For the most part, for the sorts of queries we do, it’s almost automatic for us to partition big tables, we started with a couple of the biggest, and recently partitioned everything for both stat collection and analytics in preparation for ever increasing volume. All of the queries are based on a particular day, week, month, etc.. and so I was surprised to hear of a report that a query being run seemed to be about 2X as slow once we partitioned it.

However, looking at the query, it made sense. The query involved two joined tables, both partitioned. One table was our largest (analytics events), restricted to a particular day of the week, and already partitioned prior, so no gain there. The other table was our sessions table, newly partitioned, and the query DID NOT restrict to a particular time frame (such as the same day as the analytics events). Now the query was correct, because some sessions may have been started weeks ago, (an app can sit in the tray unused and so the session is still technically valid and is the correct identifier related to that day’s analytics event).

The point being, if you’ve partitioned your tables, and you are doing queries that do not take advantage of them, the parser has to do a lot more work looking at all the partitions and will be slower than a non-partitioned table.

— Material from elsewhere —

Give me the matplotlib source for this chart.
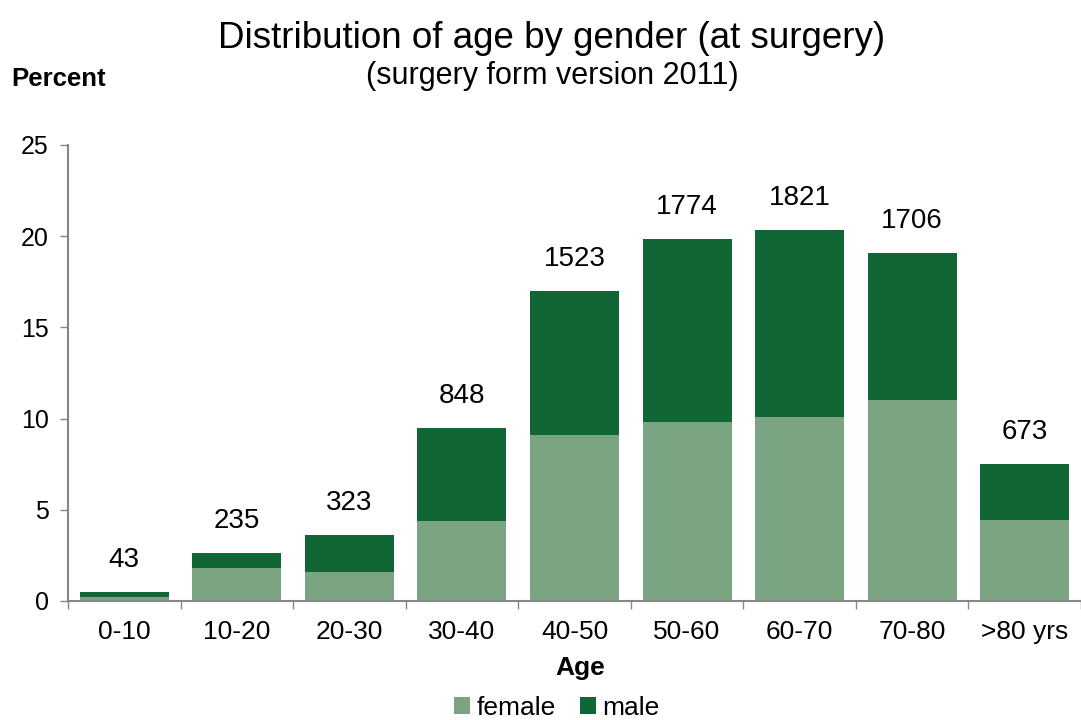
import matplotlib
matplotlib.use("Agg")
import matplotlib.pyplot as plt
from matplotlib.patches import Patch
import numpy as np

categories = ["0-10", "10-20", "20-30", "30-40", "40-50", "50-60", "60-70", "70-80", ">80 yrs"]
female = [0.22, 1.81, 1.59, 4.39, 9.10, 9.81, 10.09, 11.02, 4.44]
male = [0.26, 0.82, 2.02, 5.09, 7.92, 10.02, 10.27, 8.05, 3.08]
counts = [43, 235, 323, 848, 1523, 1774, 1821, 1706, 673]
yticks = [0, 5, 10, 15, 20, 25]

c_female = "#7BA582"
c_male = "#116635"
axis_gray = "#868686"

plt.rcParams['font.family'] = ['Liberation Sans', 'DejaVu Sans']

fig = plt.figure(figsize=(10.81, 7.2), dpi=100)
ax = fig.add_axes([68/1081, 1 - 601/720, 1 - 68/1081, (601 - 145)/720])

x = np.arange(len(categories))
w = 0.79
ax.bar(x, female, width=w, color=c_female, edgecolor='none')
ax.bar(x, male, width=w, bottom=female, color=c_male, edgecolor='none')

totals = np.array(female) + np.array(male)
for xi, t, c in zip(x, totals, counts):
    ax.annotate(str(c), (xi, t), xytext=(0, 23), textcoords='offset points',
                ha='center', va='center', fontsize=20, color='black')

ax.set_xlim(-0.5, -0.5 + (1081 - 68) / 113.6)
ax.set_ylim(0, 25)
ax.set_yticks(yticks)
ax.set_yticklabels([str(v) for v in yticks], fontsize=18)
ax.tick_params(axis='y', length=6, width=1, color=axis_gray, pad=8)

ax.set_xticks(x)
ax.set_xticklabels(categories, fontsize=19)
ax.set_xticks(np.arange(len(categories) + 1) - 0.5, minor=True)
ax.tick_params(axis='x', which='major', length=0, pad=14)
ax.tick_params(axis='x', which='minor', length=6, width=1, color=axis_gray)

for s in ['top', 'right']:
    ax.spines[s].set_visible(False)
for s in ['left', 'bottom']:
    ax.spines[s].set_color(axis_gray)
    ax.spines[s].set_linewidth(1.5)

fig.text(552/1081, 1 - 39/720, "Distribution of age by gender (at surgery)",
         ha='center', va='center', fontsize=26.5)
fig.text(552/1081, 1 - 76/720, "(surgery form version 2011)",
         ha='center', va='center', fontsize=22)
fig.text(11/1081, 1 - 79/720, "Percent", ha='left', va='center',
         fontsize=18.5, fontweight='bold')
fig.text(580/1081, 1 - 668/720, "Age", ha='center', va='center',
         fontsize=19, fontweight='bold')

handles = [Patch(facecolor=c_female, edgecolor='none', label='female'),
           Patch(facecolor=c_male, edgecolor='none', label='male')]
fig.legend(handles=handles, loc='center', bbox_to_anchor=(557/1081, 1 - 708/720),
           ncol=2, frameon=False, fontsize=19, handlelength=0.6, handleheight=0.6,
           handletextpad=0.25, columnspacing=0.9, borderpad=0)

fig.savefig("out.png", dpi=100)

What may not be so obvious is the same holds true if you are joining tables and even one of them is partitioned. Now we also do queries on the sessions table which do restrict to a particular time frame which indeed improved, but many of the crucial queries join to that table over it’s entire time range. For us, the solution was to remove the partitioning on the sessions table. You’ll have to of course make your best judgement as to what the best trade-off is depending on the range of the majority of your queries.